Concern – and suspicion – has been expressed by Nottingham South MP Alan Simpson, who wrote in a letter to Minister Liam Byrne:
“I can see no reason for an emergency deportation of Mr Hicham Yessa other than to cover the embarrassment of Police and Intelligence services…To race him out of the country will only provoke widespread protests against an arbitrary deportation with no right to a proper hearing. Mr Hicham Yessa was scheduled for a hearing on 16th July 2008. I can see no reason why you should race this forward and would urge you to revert to the original timescale with which a proper hearing and proper representations can be made.”
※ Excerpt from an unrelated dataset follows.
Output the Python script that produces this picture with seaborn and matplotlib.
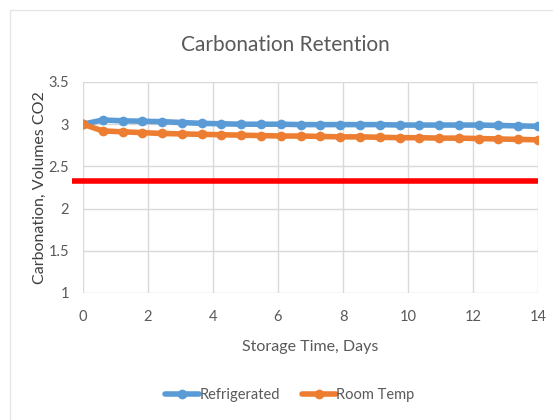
import matplotlib
matplotlib.use("Agg")
import matplotlib.pyplot as plt
import matplotlib.patches as patches
import seaborn as sns
import pandas as pd

# storage time (days) for each measurement
days = [0.0, 0.61, 1.22, 1.83, 2.43, 3.04, 3.65, 4.26, 4.87, 5.48, 6.09, 6.70,
        7.30, 7.91, 8.52, 9.13, 9.74, 10.35, 10.96, 11.57, 12.17, 12.78, 13.39, 14.0]

# carbonation, volumes CO2
refrigerated = [3.00, 3.05, 3.04, 3.035, 3.03, 3.02, 3.01, 3.005, 3.00, 3.00, 3.00, 2.995,
                2.995, 2.995, 2.995, 2.995, 2.99, 2.99, 2.99, 2.99, 2.99, 2.985, 2.98, 2.975]
room_temp = [3.00, 2.92, 2.91, 2.90, 2.89, 2.885, 2.88, 2.875, 2.87, 2.865, 2.86, 2.86,
             2.855, 2.85, 2.85, 2.845, 2.84, 2.84, 2.835, 2.835, 2.83, 2.825, 2.82, 2.815]

# red reference line
limit_value = 2.33

df = pd.DataFrame({
    "days": days * 2,
    "value": refrigerated + room_temp,
    "series": ["Refrigerated"] * len(days) + ["Room Temp"] * len(days),
})

sns.set_theme(style="white")
plt.rcParams['font.family'] = ['Lato', 'DejaVu Sans']

grey_text = "#595959"
grid_col = "#d9d9d9"

fig = plt.figure(figsize=(5.53, 4.2), dpi=100)
ax = fig.add_axes([83 / 553, 1 - 293 / 420, (538 - 83) / 553, (293 - 82) / 420])

# chart frame (left and top edge only visible)
fig.patches.append(patches.Rectangle((10 / 553, -0.05), 1.2, 1 - 10 / 420 + 0.05,
                                     transform=fig.transFigure, fill=False,
                                     edgecolor="#e6e6e6", linewidth=1))

sns.lineplot(data=df, x="days", y="value", hue="series",
             palette=["#5b9bd5", "#ed7d31"], marker="o", markersize=7,
             markeredgewidth=0, linewidth=4, ax=ax, legend=False)

ax.plot([-0.35, 14.0], [limit_value, limit_value], color="#ff0000", linewidth=4,
        solid_capstyle="butt", clip_on=False, zorder=5)

ax.set_xlim(0, 14)
ax.set_ylim(1, 3.5)
ax.set_xticks([0, 2, 4, 6, 8, 10, 12, 14])
ax.set_yticks([1, 1.5, 2, 2.5, 3, 3.5])
ax.set_yticklabels(["1", "1.5", "2", "2.5", "3", "3.5"])
ax.grid(True, color=grid_col, linewidth=1)
ax.set_axisbelow(True)
for s in ax.spines.values():
    s.set_visible(False)
ax.tick_params(axis="both", length=0, colors=grey_text, labelsize=10.5)
ax.tick_params(axis="x", pad=12)
ax.tick_params(axis="y", pad=10)

ax.set_xlabel("Storage Time, Days", color=grey_text, fontsize=11.5, labelpad=12)
ax.set_ylabel("Carbonation, Volumes CO2", color="#404040", fontsize=11.5, labelpad=1)
fig.text(285 / 553, 1 - 45 / 420, "Carbonation Retention", ha="center", va="center",
         color=grey_text, fontsize=15)

handles = [plt.Line2D([], [], color="#5b9bd5", linewidth=4, marker="o", markersize=7,
                      markeredgewidth=0),
           plt.Line2D([], [], color="#ed7d31", linewidth=4, marker="o", markersize=7,
                      markeredgewidth=0)]
fig.legend(handles, ["Refrigerated", "Room Temp"], loc="center",
           bbox_to_anchor=(290 / 553, 1 - 395 / 420), ncol=2, frameon=False,
           handlelength=2.3, handletextpad=0.05, columnspacing=1.5,
           labelcolor=grey_text, fontsize=10.5)

fig.savefig("out.png", dpi=100)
This is not the only suspicious aspect of the whole affair. Hicham was an influential member of the peace movement, and during the investigation, police apparently “‘regularly attempted to collate information about student activism and peaceful campaigning’”, including “numerous questions about the student peace magazine ‘Ceasefire’”, of which Hicham was the editor.
For now, there is still every chance that Hicham’s deportation can be prevented. A campaign is well under way, which needs support and donations; you can join a Facebook group, as well as contact your own MP and the Home Office. On Wednesday, meanwhile, there will be a protest about the arrests themselves in Nottingham.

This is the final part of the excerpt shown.